◆ **Input**:
-- BEGIN --

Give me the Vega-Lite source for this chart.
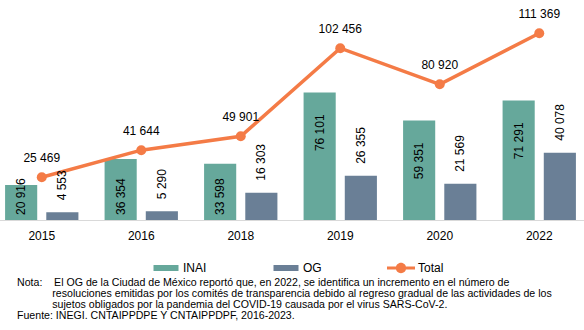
{
  "$schema": "https://vega.github.io/schema/vega-lite/v6.json",
  "width": 597,
  "height": 218,
  "autosize": {"type": "none"},
  "padding": {"left": -8, "top": 2, "right": -5, "bottom": 110},
  "background": "white",
  "config": {
    "font": "Liberation Sans",
    "view": {"stroke": null},
    "axis": {"grid": false},
    "locale": {"number": {"decimal": ".", "thousands": " ", "grouping": [3], "currency": ["$", ""]}}
  },
  "title": {
    "text": [
      "Nota:\u00a0\u00a0\u00a0\u00a0El OG de la Ciudad de México reportó que, en 2022, se identifica un incremento en el número de",
      "\u200b\u00a0\u00a0\u00a0\u00a0\u00a0\u00a0\u00a0\u00a0\u00a0\u00a0\u00a0\u00a0resoluciones emitidas por los comités de transparencia debido al regreso gradual de las actividades de los",
      "\u200b\u00a0\u00a0\u00a0\u00a0\u00a0\u00a0\u00a0\u00a0\u00a0\u00a0\u00a0\u00a0sujetos obligados por la pandemia del COVID-19 causada por el virus SARS-CoV-2.",
      "Fuente: INEGI. CNTAIPPDPE Y CNTAIPPDPF, 2016-2023."
    ],
    "orient": "bottom",
    "anchor": "start",
    "frame": "group",
    "fontSize": 10.6,
    "fontWeight": "normal",
    "lineHeight": 11,
    "offset": 4,
    "dx": 25,
    "color": "#000000"
  },
  "data": {
    "values": [
      {"year": "2015", "series": "INAI", "value": 20916},
      {"year": "2015", "series": "OG", "value": 4553},
      {"year": "2015", "series": "Total", "value": 25469},
      {"year": "2016", "series": "INAI", "value": 36354},
      {"year": "2016", "series": "OG", "value": 5290},
      {"year": "2016", "series": "Total", "value": 41644},
      {"year": "2018", "series": "INAI", "value": 33598},
      {"year": "2018", "series": "OG", "value": 16303},
      {"year": "2018", "series": "Total", "value": 49901},
      {"year": "2019", "series": "INAI", "value": 76101},
      {"year": "2019", "series": "OG", "value": 26355},
      {"year": "2019", "series": "Total", "value": 102456},
      {"year": "2020", "series": "INAI", "value": 59351},
      {"year": "2020", "series": "OG", "value": 21569},
      {"year": "2020", "series": "Total", "value": 80920},
      {"year": "2022", "series": "INAI", "value": 71291},
      {"year": "2022", "series": "OG", "value": 40078},
      {"year": "2022", "series": "Total", "value": 111369}
    ]
  },
  "encoding": {
    "x": {
      "field": "year",
      "type": "nominal",
      "sort": null,
      "scale": {"paddingInner": 0.263, "paddingOuter": 0.1315},
      "axis": {
        "title": null,
        "labelAngle": 0,
        "ticks": false,
        "domainColor": "#d9d9d9",
        "domainWidth": 1,
        "labelFontSize": 12,
        "labelColor": "#000000",
        "labelPadding": 10
      }
    }
  },
  "layer": [
    {
      "transform": [{"filter": "datum.series !== 'Total'"}],
      "mark": {"type": "bar"},
      "encoding": {
        "xOffset": {"field": "series", "type": "nominal", "scale": {"domain": ["INAI", "OG"], "paddingInner": 0.22}},
        "y": {"field": "value", "type": "quantitative", "scale": {"domain": [0, 129000]}, "axis": null},
        "color": {
          "field": "series",
          "type": "nominal",
          "scale": {"domain": ["INAI", "OG", "Total"], "range": ["#66A89B", "#6A7F96", "#F47B46"]},
          "legend": {
            "title": null,
            "orient": "none",
            "legendX": 160,
            "legendY": 252,
            "direction": "horizontal",
            "symbolSize": 784,
            "labelFontSize": 12,
            "labelColor": "#000000",
            "labelOffset": 3,
            "columnPadding": 65,
            "encode": {
              "symbols": {
                "update": {
                  "shape": [
                    {"test": "datum.value === 'Total'", "value": "M-1,-0.11H-0.36V0.11H-1Z M0.36,-0.11H1V0.11H0.36Z M0.37,0A0.37,0.37,0,1,1,-0.37,0A0.37,0.37,0,1,1,0.37,0Z"},
                    {"value": "M-0.893,-0.214H0.893V0.214H-0.893Z"}
                  ],
                  "fill": {"scale": "color", "field": "value"},
                  "stroke": {"value": "transparent"},
                  "strokeWidth": {"value": 0},
                  "opacity": {"value": 1}
                }
              }
            }
          }
        }
      }
    },
    {
      "transform": [{"filter": "datum.series === 'Total'"}],
      "mark": {"type": "line", "strokeWidth": 3.5, "point": {"filled": true, "size": 100}},
      "encoding": {
        "y": {"field": "value", "type": "quantitative"},
        "color": {"field": "series", "type": "nominal"}
      }
    },
    {
      "transform": [{"filter": "datum.series === 'Total'"}],
      "mark": {"type": "text", "dy": -19, "baseline": "middle", "fontSize": 12, "color": "#000000"},
      "encoding": {
        "y": {"field": "value", "type": "quantitative"},
        "text": {"field": "value", "type": "quantitative", "format": ",d"}
      }
    },
    {
      "transform": [{"filter": "datum.series === 'INAI' && datum.value > 50000"}],
      "mark": {"type": "text", "angle": 270, "align": "right", "baseline": "middle", "dx": -22, "fontSize": 12, "color": "#000000"},
      "encoding": {
        "xOffset": {"field": "series", "type": "nominal"},
        "y": {"field": "value", "type": "quantitative"},
        "text": {"field": "value", "type": "quantitative", "format": ",d"}
      }
    },
    {
      "transform": [{"filter": "datum.series === 'INAI' && datum.value <= 50000"}],
      "mark": {"type": "text", "angle": 270, "align": "left", "baseline": "middle", "dx": 5, "fontSize": 12, "color": "#000000"},
      "encoding": {
        "xOffset": {"field": "series", "type": "nominal"},
        "y": {"datum": 0, "type": "quantitative"},
        "text": {"field": "value", "type": "quantitative", "format": ",d"}
      }
    },
    {
      "transform": [{"filter": "datum.series === 'OG'"}],
      "mark": {"type": "text", "angle": 270, "align": "left", "baseline": "middle", "dx": 12, "fontSize": 12, "color": "#000000"},
      "encoding": {
        "xOffset": {"field": "series", "type": "nominal"},
        "y": {"field": "value", "type": "quantitative"},
        "text": {"field": "value", "type": "quantitative", "format": ",d"}
      }
    }
  ]
}
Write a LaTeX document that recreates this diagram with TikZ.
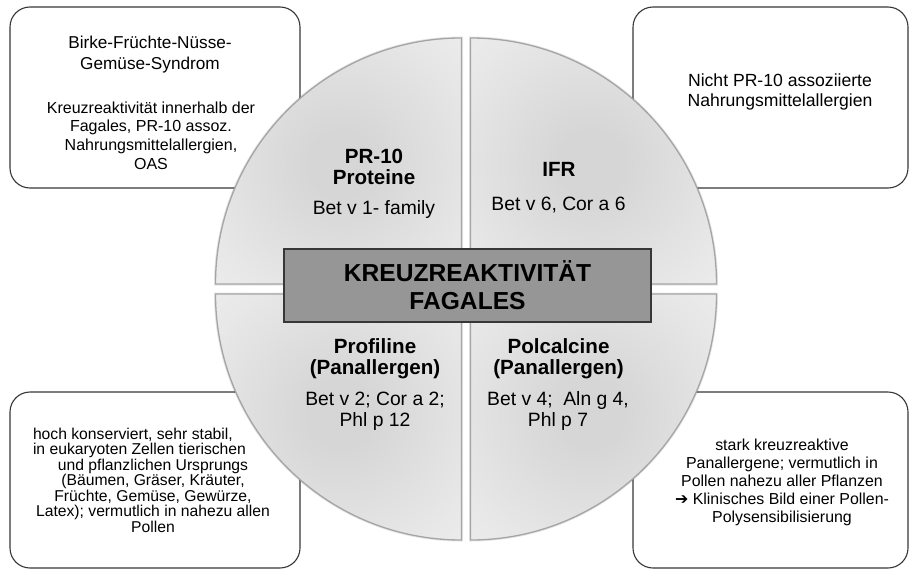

-- END --

◆ **Required work**:
Without the pictures, restate all the entries above exactly.

◆ **Finished task**:
Give me the Vega-Lite source for this chart.
{
  "$schema": "https://vega.github.io/schema/vega-lite/v6.json",
  "width": 597,
  "height": 218,
  "autosize": {"type": "none"},
  "padding": {"left": -8, "top": 2, "right": -5, "bottom": 110},
  "background": "white",
  "config": {
    "font": "Liberation Sans",
    "view": {"stroke": null},
    "axis": {"grid": false},
    "locale": {"number": {"decimal": ".", "thousands": " ", "grouping": [3], "currency": ["$", ""]}}
  },
  "title": {
    "text": [
      "Nota:\u00a0\u00a0\u00a0\u00a0El OG de la Ciudad de México reportó que, en 2022, se identifica un incremento en el número de",
      "\u200b\u00a0\u00a0\u00a0\u00a0\u00a0\u00a0\u00a0\u00a0\u00a0\u00a0\u00a0\u00a0resoluciones emitidas por los comités de transparencia debido al regreso gradual de las actividades de los",
      "\u200b\u00a0\u00a0\u00a0\u00a0\u00a0\u00a0\u00a0\u00a0\u00a0\u00a0\u00a0\u00a0sujetos obligados por la pandemia del COVID-19 causada por el virus SARS-CoV-2.",
      "Fuente: INEGI. CNTAIPPDPE Y CNTAIPPDPF, 2016-2023."
    ],
    "orient": "bottom",
    "anchor": "start",
    "frame": "group",
    "fontSize": 10.6,
    "fontWeight": "normal",
    "lineHeight": 11,
    "offset": 4,
    "dx": 25,
    "color": "#000000"
  },
  "data": {
    "values": [
      {"year": "2015", "series": "INAI", "value": 20916},
      {"year": "2015", "series": "OG", "value": 4553},
      {"year": "2015", "series": "Total", "value": 25469},
      {"year": "2016", "series": "INAI", "value": 36354},
      {"year": "2016", "series": "OG", "value": 5290},
      {"year": "2016", "series": "Total", "value": 41644},
      {"year": "2018", "series": "INAI", "value": 33598},
      {"year": "2018", "series": "OG", "value": 16303},
      {"year": "2018", "series": "Total", "value": 49901},
      {"year": "2019", "series": "INAI", "value": 76101},
      {"year": "2019", "series": "OG", "value": 26355},
      {"year": "2019", "series": "Total", "value": 102456},
      {"year": "2020", "series": "INAI", "value": 59351},
      {"year": "2020", "series": "OG", "value": 21569},
      {"year": "2020", "series": "Total", "value": 80920},
      {"year": "2022", "series": "INAI", "value": 71291},
      {"year": "2022", "series": "OG", "value": 40078},
      {"year": "2022", "series": "Total", "value": 111369}
    ]
  },
  "encoding": {
    "x": {
      "field": "year",
      "type": "nominal",
      "sort": null,
      "scale": {"paddingInner": 0.263, "paddingOuter": 0.1315},
      "axis": {
        "title": null,
        "labelAngle": 0,
        "ticks": false,
        "domainColor": "#d9d9d9",
        "domainWidth": 1,
        "labelFontSize": 12,
        "labelColor": "#000000",
        "labelPadding": 10
      }
    }
  },
  "layer": [
    {
      "transform": [{"filter": "datum.series !== 'Total'"}],
      "mark": {"type": "bar"},
      "encoding": {
        "xOffset": {"field": "series", "type": "nominal", "scale": {"domain": ["INAI", "OG"], "paddingInner": 0.22}},
        "y": {"field": "value", "type": "quantitative", "scale": {"domain": [0, 129000]}, "axis": null},
        "color": {
          "field": "series",
          "type": "nominal",
          "scale": {"domain": ["INAI", "OG", "Total"], "range": ["#66A89B", "#6A7F96", "#F47B46"]},
          "legend": {
            "title": null,
            "orient": "none",
            "legendX": 160,
            "legendY": 252,
            "direction": "horizontal",
            "symbolSize": 784,
            "labelFontSize": 12,
            "labelColor": "#000000",
            "labelOffset": 3,
            "columnPadding": 65,
            "encode": {
              "symbols": {
                "update": {
                  "shape": [
                    {"test": "datum.value === 'Total'", "value": "M-1,-0.11H-0.36V0.11H-1Z M0.36,-0.11H1V0.11H0.36Z M0.37,0A0.37,0.37,0,1,1,-0.37,0A0.37,0.37,0,1,1,0.37,0Z"},
                    {"value": "M-0.893,-0.214H0.893V0.214H-0.893Z"}
                  ],
                  "fill": {"scale": "color", "field": "value"},
                  "stroke": {"value": "transparent"},
                  "strokeWidth": {"value": 0},
                  "opacity": {"value": 1}
                }
              }
            }
          }
        }
      }
    },
    {
      "transform": [{"filter": "datum.series === 'Total'"}],
      "mark": {"type": "line", "strokeWidth": 3.5, "point": {"filled": true, "size": 100}},
      "encoding": {
        "y": {"field": "value", "type": "quantitative"},
        "color": {"field": "series", "type": "nominal"}
      }
    },
    {
      "transform": [{"filter": "datum.series === 'Total'"}],
      "mark": {"type": "text", "dy": -19, "baseline": "middle", "fontSize": 12, "color": "#000000"},
      "encoding": {
        "y": {"field": "value", "type": "quantitative"},
        "text": {"field": "value", "type": "quantitative", "format": ",d"}
      }
    },
    {
      "transform": [{"filter": "datum.series === 'INAI' && datum.value > 50000"}],
      "mark": {"type": "text", "angle": 270, "align": "right", "baseline": "middle", "dx": -22, "fontSize": 12, "color": "#000000"},
      "encoding": {
        "xOffset": {"field": "series", "type": "nominal"},
        "y": {"field": "value", "type": "quantitative"},
        "text": {"field": "value", "type": "quantitative", "format": ",d"}
      }
    },
    {
      "transform": [{"filter": "datum.series === 'INAI' && datum.value <= 50000"}],
      "mark": {"type": "text", "angle": 270, "align": "left", "baseline": "middle", "dx": 5, "fontSize": 12, "color": "#000000"},
      "encoding": {
        "xOffset": {"field": "series", "type": "nominal"},
        "y": {"datum": 0, "type": "quantitative"},
        "text": {"field": "value", "type": "quantitative", "format": ",d"}
      }
    },
    {
      "transform": [{"filter": "datum.series === 'OG'"}],
      "mark": {"type": "text", "angle": 270, "align": "left", "baseline": "middle", "dx": 12, "fontSize": 12, "color": "#000000"},
      "encoding": {
        "xOffset": {"field": "series", "type": "nominal"},
        "y": {"field": "value", "type": "quantitative"},
        "text": {"field": "value", "type": "quantitative", "format": ",d"}
      }
    }
  ]
}
Write a LaTeX document that recreates this diagram with TikZ.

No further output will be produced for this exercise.